12/12/18

Brexit : le Royaume-Uni peut enclencher seul la marche arrière

Ce que la Cour a décidé

Par son arrêt de ce jour (07.12), la Cour de justice de l’Union européenne, siégeant en assemblée plénière, a suivi son avocat général en reconnaissant au Royaume-Uni le droit de revenir sur son intention de se retirer de l’Union européenne.
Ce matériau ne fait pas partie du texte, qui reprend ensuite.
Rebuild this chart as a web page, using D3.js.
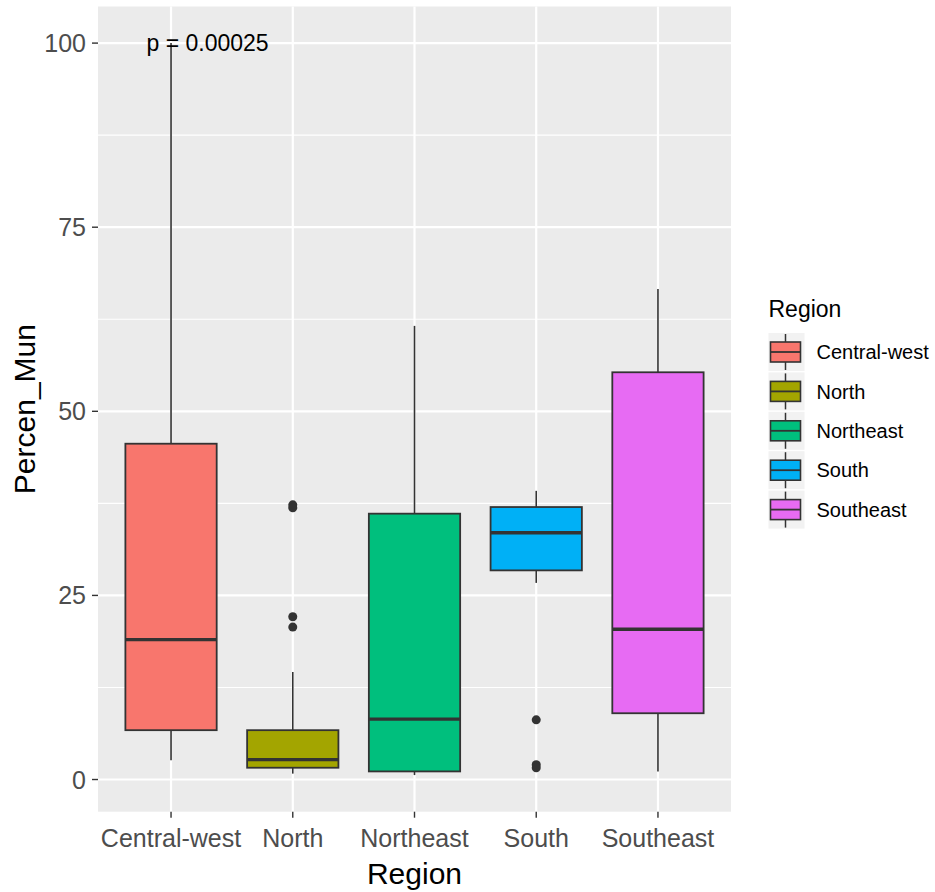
<!DOCTYPE html>
<html>
<head>
<meta charset="utf-8">
<script src="https://cdn.jsdelivr.net/npm/d3@7"></script>
<style>
  html, body { margin: 0; padding: 0; background: #ffffff; }
  svg { display: block; font-family: "Liberation Sans", Arial, sans-serif; }
</style>
</head>
<body>
<svg id="chart" width="935" height="892"></svg>
<script>
// Box-plot summary statistics per region
const categories  = ["Central-west", "North", "Northeast", "South", "Southeast"];
const whiskerLow  = [2.6, 0.8, 0.6, 26.7, 1.1];
const q1          = [6.7, 1.6, 1.1, 28.4, 9.0];
const medians     = [19.0, 2.7, 8.2, 33.5, 20.4];
const q3          = [45.6, 6.7, 36.1, 37.0, 55.3];
const whiskerHigh = [100, 14.6, 61.6, 39.2, 66.6];
const outlierRegion = ["North", "North", "North", "North", "South", "South", "South"];
const outlierValue  = [37.3, 36.9, 22.1, 20.7, 8.1, 2.0, 1.6];
const fills = ["#F8766D", "#A3A500", "#00BF7D", "#00B0F6", "#E76BF3"];
const yTicks = [0, 25, 50, 75, 100];
const yMinor = [12.5, 37.5, 62.5, 87.5];
const pLabel = "p = 0.00025";
const pLabelY = 100;

const svg = d3.select("#chart");
const panel = { left: 98, right: 731, top: 6.5, bottom: 811.7 };

// y domain: data range expanded by 5% on each side
const allVals = whiskerLow.concat(whiskerHigh, outlierValue, [pLabelY]);
const lo = d3.min(allVals), hi = d3.max(allVals), pad = (hi - lo) * 0.05;
const y = d3.scaleLinear().domain([lo - pad, hi + pad]).range([panel.bottom, panel.top]);
const x = d3.scalePoint().domain(categories).range([panel.left, panel.right]).padding(0.6);
const boxW = x.step() * 0.75;

// panel background and grid
svg.append("rect")
  .attr("x", panel.left).attr("y", panel.top)
  .attr("width", panel.right - panel.left).attr("height", panel.bottom - panel.top)
  .attr("fill", "#EBEBEB");

const grid = svg.append("g");
grid.selectAll(".minor").data(yMinor).join("line")
  .attr("x1", panel.left).attr("x2", panel.right)
  .attr("y1", d => y(d)).attr("y2", d => y(d))
  .attr("stroke", "#ffffff").attr("stroke-width", 1.1);
grid.selectAll(".majorY").data(yTicks).join("line")
  .attr("x1", panel.left).attr("x2", panel.right)
  .attr("y1", d => y(d)).attr("y2", d => y(d))
  .attr("stroke", "#ffffff").attr("stroke-width", 2.2);
grid.selectAll(".majorX").data(categories).join("line")
  .attr("x1", d => x(d)).attr("x2", d => x(d))
  .attr("y1", panel.top).attr("y2", panel.bottom)
  .attr("stroke", "#ffffff").attr("stroke-width", 2.2);

// boxes
const rows = categories.map((c, i) => ({
  c, lo: whiskerLow[i], q1: q1[i], med: medians[i], q3: q3[i], hi: whiskerHigh[i], fill: fills[i]
}));
const boxes = svg.append("g").selectAll("g").data(rows).join("g");
boxes.append("line")
  .attr("x1", d => x(d.c)).attr("x2", d => x(d.c))
  .attr("y1", d => y(d.hi)).attr("y2", d => y(d.q3))
  .attr("stroke", "#333333").attr("stroke-width", 1.6);
boxes.append("line")
  .attr("x1", d => x(d.c)).attr("x2", d => x(d.c))
  .attr("y1", d => y(d.q1)).attr("y2", d => y(d.lo))
  .attr("stroke", "#333333").attr("stroke-width", 1.6);
boxes.append("rect")
  .attr("x", d => x(d.c) - boxW / 2).attr("width", boxW)
  .attr("y", d => y(d.q3)).attr("height", d => y(d.q1) - y(d.q3))
  .attr("fill", d => d.fill).attr("stroke", "#333333").attr("stroke-width", 1.8);
boxes.append("line")
  .attr("x1", d => x(d.c) - boxW / 2).attr("x2", d => x(d.c) + boxW / 2)
  .attr("y1", d => y(d.med)).attr("y2", d => y(d.med))
  .attr("stroke", "#333333").attr("stroke-width", 3.4);

// outliers
svg.append("g").selectAll("circle").data(outlierValue).join("circle")
  .attr("cx", (d, i) => x(outlierRegion[i])).attr("cy", d => y(d))
  .attr("r", 4.5).attr("fill", "#333333");

// p-value annotation
svg.append("text")
  .attr("x", 146.5).attr("y", y(pLabelY)).attr("dy", "0.36em")
  .attr("font-size", 23).attr("fill", "#000000")
  .text(pLabel);

// y axis
const yAxis = svg.append("g");
yAxis.selectAll("line").data(yTicks).join("line")
  .attr("x1", panel.left - 6).attr("x2", panel.left)
  .attr("y1", d => y(d)).attr("y2", d => y(d))
  .attr("stroke", "#333333").attr("stroke-width", 1.4);
yAxis.selectAll("text").data(yTicks).join("text")
  .attr("x", 86).attr("y", d => y(d)).attr("dy", "0.36em")
  .attr("text-anchor", "end").attr("font-size", 25).attr("fill", "#4D4D4D")
  .text(d => d);

// x axis
const xAxis = svg.append("g");
xAxis.selectAll("line").data(categories).join("line")
  .attr("x1", d => x(d)).attr("x2", d => x(d))
  .attr("y1", panel.bottom).attr("y2", panel.bottom + 6)
  .attr("stroke", "#333333").attr("stroke-width", 1.4);
xAxis.selectAll("text").data(categories).join("text")
  .attr("x", d => x(d)).attr("y", 847)
  .attr("text-anchor", "middle").attr("font-size", 25).attr("fill", "#4D4D4D")
  .text(d => d);

// axis titles
svg.append("text")
  .attr("x", (panel.left + panel.right) / 2).attr("y", 884)
  .attr("text-anchor", "middle").attr("font-size", 30).attr("fill", "#000000")
  .text("Region");
svg.append("text")
  .attr("transform", `translate(35,${(panel.top + panel.bottom) / 2}) rotate(-90)`)
  .attr("text-anchor", "middle").attr("font-size", 30).attr("fill", "#000000")
  .text("Percen_Mun");

// legend
const legend = svg.append("g");
legend.append("text")
  .attr("x", 768.5).attr("y", 317)
  .attr("font-size", 23).attr("fill", "#000000")
  .text("Region");
const keyStep = 39.4, keyTop = 333;
const keys = legend.selectAll("g.key").data(rows).join("g")
  .attr("class", "key")
  .attr("transform", (d, i) => `translate(768.5,${keyTop + i * keyStep})`);
keys.append("rect").attr("width", 36).attr("height", 38).attr("fill", "#F2F2F2");
keys.append("line").attr("x1", 17).attr("x2", 17).attr("y1", 1).attr("y2", 37)
  .attr("stroke", "#333333").attr("stroke-width", 1.5);
keys.append("rect").attr("x", 2).attr("y", 9).attr("width", 30).attr("height", 20)
  .attr("fill", d => d.fill).attr("stroke", "#333333").attr("stroke-width", 1.6);
keys.append("line").attr("x1", 2).attr("x2", 32).attr("y1", 19).attr("y2", 19)
  .attr("stroke", "#333333").attr("stroke-width", 1.8);
keys.append("text")
  .attr("x", 48).attr("y", 19).attr("dy", "0.36em")
  .attr("font-size", 20).attr("fill", "#000000")
  .text(d => d.c);
</script>
</body>
</html>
Elle est même plus libérale que lui dans les conditions d’exercice et limites de ce droit de révocation.

En substance, selon l’arrêt, un Etat membre peut révoquer unilatéralement la notification de son intention de quitter l’Union européenne tant :

– Qu’un accord de retrait conclu entre lui et l’Union n’est pas entré en vigueur ;

– Ou, à défaut d’un tel accord, tant que le délai de deux ans à partir de la notification de se retirer de l’Union européenne n’a pas expiré ;

– Ou, à défaut d’un tel accord, tant que ce délai de deux ans, tel que prorogé par un accord entre l’Etat membre concerné et le Conseil européen, statuant à l’unanimité, n’a pas expiré.

La révocation doit être décidée à l’issue d’un processus démocratique, en conformité avec des règles constitutionnelles de l’Etat membre concerné, ainsi que le prévoit l’article 50, paragraphe 1er, du Traité sur l’Union européenne. Cette décision doit être communiquée par écrit au Conseil européen.

Une telle révocation vise à confirmer l’appartenance de l’Etat membre concerné à l’Union européenne dans des termes inchangés quant à son statut d’Etat membre. Cette décision doit être univoque et inconditionnelle.

Par ces dernières précisions, la Cour a voulu éviter l’usage abusif de la procédure de retrait comme levier de négociation dans le cadre de certains dossiers européens (le chantage à la sortie).

Motifs avancés

Certaines des justifications avancées par la Cour méritent de retenir l’attention.

Outre la lettre de l’article 50, paragraphe 1er, TUE, rappelée ci-dessus, la Cour a avancé :

– Le droit souverain d’un État membre de se retirer de l’Union, confirmé par le rejet des projets de disposition visant à prévoir une procédure d’exclusion d’un Etat membre ;

– L’objectif des traités de créer une union sans cesse plus étroite entre les peuples de l’Europe et d’éliminer les barrières qui divisent l’Europe ;

– L’impact considérable d’un éventuel retrait d’un Etat membre sur les droits de tous les citoyens de l’Union, notamment leur droit à la libre circulation ;

– L’importance des valeurs de liberté et de démocratie, partagées entre tous les Etats membres.

Conséquences concrètes

L’arrêt ouvre la porte à une décision du Royaume-Uni d’abandonner sa demande de retrait de l’Union européenne. 

Concrètement parlant, celle-ci devrait intervenir, après ratification par le parlement britannique (il reste à déterminer les étapes qui pourraient mener à une telle ratification par le parlement: nouvelles élections et/ou second referendum ?, …), soit avant le 29 mars 2019 à minuit, soit avant le terme d’une période de réflexion supplémentaire accordée par le Conseil européen, statuant à l’unanimité, au Royaume-Uni. Cette dernière hypothèse, ouverte par l’arrêt, donnerait le temps de tenir au Royaume-Uni un débat démocratique, quelle que soit la forme qu’il prenne, dans des conditions sereines.